We have a large focus on business partnering to provide opportunities to release value throughout the business and its supply chain. This includes working with commercial teams to ensure all FX exposures are captured and actionable, as well as understanding those financing areas which allow treasurers to reciprocate with the banking group that gives up its balance sheet.

How do you see the euro crisis developing?

RW: We are acutely aware of the pressures on our banking group from the euro debt crisis. The ramifications of another Lehman Brothers style collapse would be massive; all banks would be caught up in it because global financial markets are so interconnected. Although you can’t have blind faith in all the Eurozone governments bailing out their respective institutions, it seems to me unlikely that the Lehman Brothers scenario would be allowed to happen again.

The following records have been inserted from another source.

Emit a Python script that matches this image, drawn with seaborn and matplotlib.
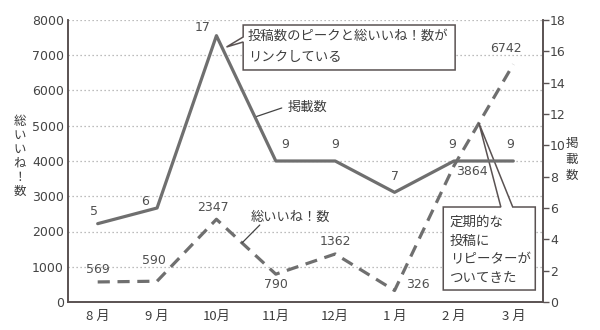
import matplotlib
matplotlib.use("Agg")
import matplotlib.pyplot as plt
import seaborn as sns
import pandas as pd
from matplotlib.patches import Polygon
from matplotlib.lines import Line2D

# ---- data ----
months = ["8 月", "9 月", "10月", "11月", "12月", "1 月", "2 月", "3 月"]
posts = [5, 6, 17, 9, 9, 7, 9, 9]                      # 掲載数
likes = [569, 590, 2347, 790, 1362, 326, 3864, 6742]   # 総いいね！数

left_ticks = [0, 1000, 2000, 3000, 4000, 5000, 6000, 7000, 8000]
right_ticks = [0, 2, 4, 6, 8, 10, 12, 14, 16, 18]

sns.set_theme(style="white")
plt.rcParams["font.family"] = ["Noto Sans CJK JP", "DejaVu Sans"]

NUM_FONT = ["DejaVu Sans"]
LINE = "#6f6f6f"
AXIS = "#5a5252"
TEXT = "#3c3c3c"
NUM = "#505050"

df = pd.DataFrame({"x": range(len(months)), "posts": posts, "likes": likes})

fig = plt.figure(figsize=(6.0, 3.3), dpi=100)
ax = fig.add_axes([68 / 600, 28 / 330, 475 / 600, 282 / 330])
ax2 = ax.twinx()

# likes on the left axis (dashed)
sns.lineplot(data=df, x="x", y="likes", ax=ax, color=LINE, lw=2.3, zorder=3)
ax.lines[-1].set_dashes((3.8, 2.4))
ax.lines[-1].set_dash_capstyle("butt")

# posts on the right axis (solid)
sns.lineplot(data=df, x="x", y="posts", ax=ax2, color=LINE, lw=2.3, zorder=3)

ax.set_xlim(-0.5, len(months) - 0.5)
ax.set_ylim(0, 8000)
ax2.set_ylim(0, 18)

ax.set_yticks(left_ticks)
ax2.set_yticks(right_ticks)
ax.set_xticks(range(len(months)))
ax.set_xticklabels(months)
ax.set_xticks([i + 0.5 for i in range(len(months) - 1)], minor=True)

for a in (ax, ax2):
    a.set_xlabel("")
    a.set_ylabel("")
    for s in a.spines.values():
        s.set_color(AXIS)
        s.set_linewidth(1.2)
    a.spines["top"].set_visible(False)

ax.tick_params(axis="y", length=0, pad=3, labelsize=9, labelcolor="#444444")
ax.tick_params(axis="x", which="major", length=0, pad=6, labelsize=9.5,
               labelcolor=TEXT)
ax.tick_params(axis="x", which="minor", direction="in", length=6,
               width=1.0, color=AXIS)
ax2.tick_params(axis="y", direction="out", length=4, width=1.0, color=AXIS,
                pad=1, labelsize=9, labelcolor="#444444")
for lab in ax.get_yticklabels() + ax2.get_yticklabels():
    lab.set_family(NUM_FONT)

# dotted horizontal grid
for v in left_ticks[1:]:
    ax.axhline(v, color="#a8a8a8", lw=0.9, ls=(0, (1, 2.2)), zorder=1)

# value labels
post_off = [(-3, 4), (-9, 0), (-10, 1), (6.5, 7), (0, 7), (0, 7), (-1, 7), (-2, 7)]
for i, (v, (dx, dy)) in enumerate(zip(posts, post_off)):
    ax2.annotate(str(v), (i, v), xytext=(dx, dy), textcoords="offset points",
                 ha="center", va="bottom", fontsize=9, color=NUM,
                 family=NUM_FONT)

like_off = [(0, 4), (-2, 10.5), (-2.5, 3.5), (0, -3), (0, 4.5), (16.5, 4),
            (13, -3.8), (-5, 6.5)]
like_va = ["bottom", "bottom", "bottom", "top", "bottom", "center", "center",
           "bottom"]
for i, (v, (dx, dy)) in enumerate(zip(likes, like_off)):
    ax.annotate(str(v), (i, v), xytext=(dx, dy), textcoords="offset points",
                ha="center", va=like_va[i], fontsize=9, color=NUM,
                family=NUM_FONT)

# series name labels with leader lines
ax.text(3.54, 5532, "掲載数", fontsize=9.5, color=TEXT, ha="center",
        va="center", zorder=5)
ax.add_line(Line2D([3.10, 2.65], [5504, 5248], color="#444444", lw=0.9,
                   zorder=5))
ax.text(3.24, 2411, "総いいね！数", fontsize=9.5, color=TEXT, ha="center",
        va="center", zorder=5)
ax.add_line(Line2D([2.73, 2.43], [2184, 1674], color="#444444", lw=0.9,
                   zorder=5))

# callout: peak
top_box = [(2.45, 7858), (6.02, 7858), (6.02, 6582), (2.45, 6582),
           (2.45, 7376), (2.17, 7234), (2.45, 7518)]
ax.add_patch(Polygon(top_box, closed=True, facecolor="white", edgecolor=AXIS,
                     lw=1.1, zorder=6, clip_on=False))
ax.text(2.53, 7263, "投稿数のピークと総いいね！数が\nリンクしている", fontsize=9.6,
        color=TEXT, ha="left", va="center", linespacing=1.65, zorder=7)

# callout: repeaters
bot_box = [(5.82, 2695), (6.79, 2695), (6.42, 5078), (6.99, 2695),
           (7.37, 2695), (7.37, 340), (5.82, 340)]
ax.add_patch(Polygon(bot_box, closed=True, facecolor="white", edgecolor=AXIS,
                     lw=1.1, zorder=6, clip_on=False))
ax.text(5.93, 1475, "定期的な\n投稿に\nリピーターが\nついてきた", fontsize=9.7,
        color=TEXT, ha="left", va="center", linespacing=1.45, zorder=7)

# stacked axis titles
fig.text(19.5 / 600, 1 - 156.5 / 330, "\n".join("総いいね！数"), fontsize=9,
         color=TEXT, ha="center", va="center", linespacing=1.1)
fig.text(572 / 600, 1 - 159 / 330, "\n".join("掲載数"), fontsize=9,
         color=TEXT, ha="center", va="center", linespacing=1.3)

fig.savefig("out.png", dpi=100)
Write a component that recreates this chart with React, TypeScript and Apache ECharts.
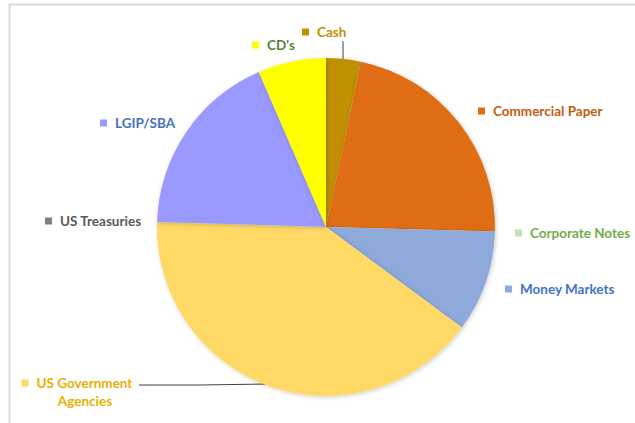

From a treasury point of view, there are a lot of unknowns out there and that’s having an impact on the money markets and how banks can fund themselves. We are monitoring the whole picture and the impact it might have. As I said before, it is imperative that we are aware of our counterparty credit risk in the current climate. Capital protection is fundamental. We have the group’s cash spread around the banking sector and you have to think very carefully about where you are putting it.

And finally, what does the uncertainty surrounding the position of the Murdoch family at News Corp mean for BSkyB and its treasury?

SM: The independent directors at Sky demonstrated how robust the corporate governance was during the bid process, and it was very much business as usual. The issues at News International were for them to respond to and were not related to Sky.

Sky treasury operates independently from News Corp, and continued to do so throughout the offer period, so there was no impact on us beyond understanding the potential timetable and related activities had the transaction proceeded. There was a strong emphasis on keeping our focus on delivering the business plan, just like the rest of the business, rather than being distracted by the offer, as you may have seen from our Q1 results.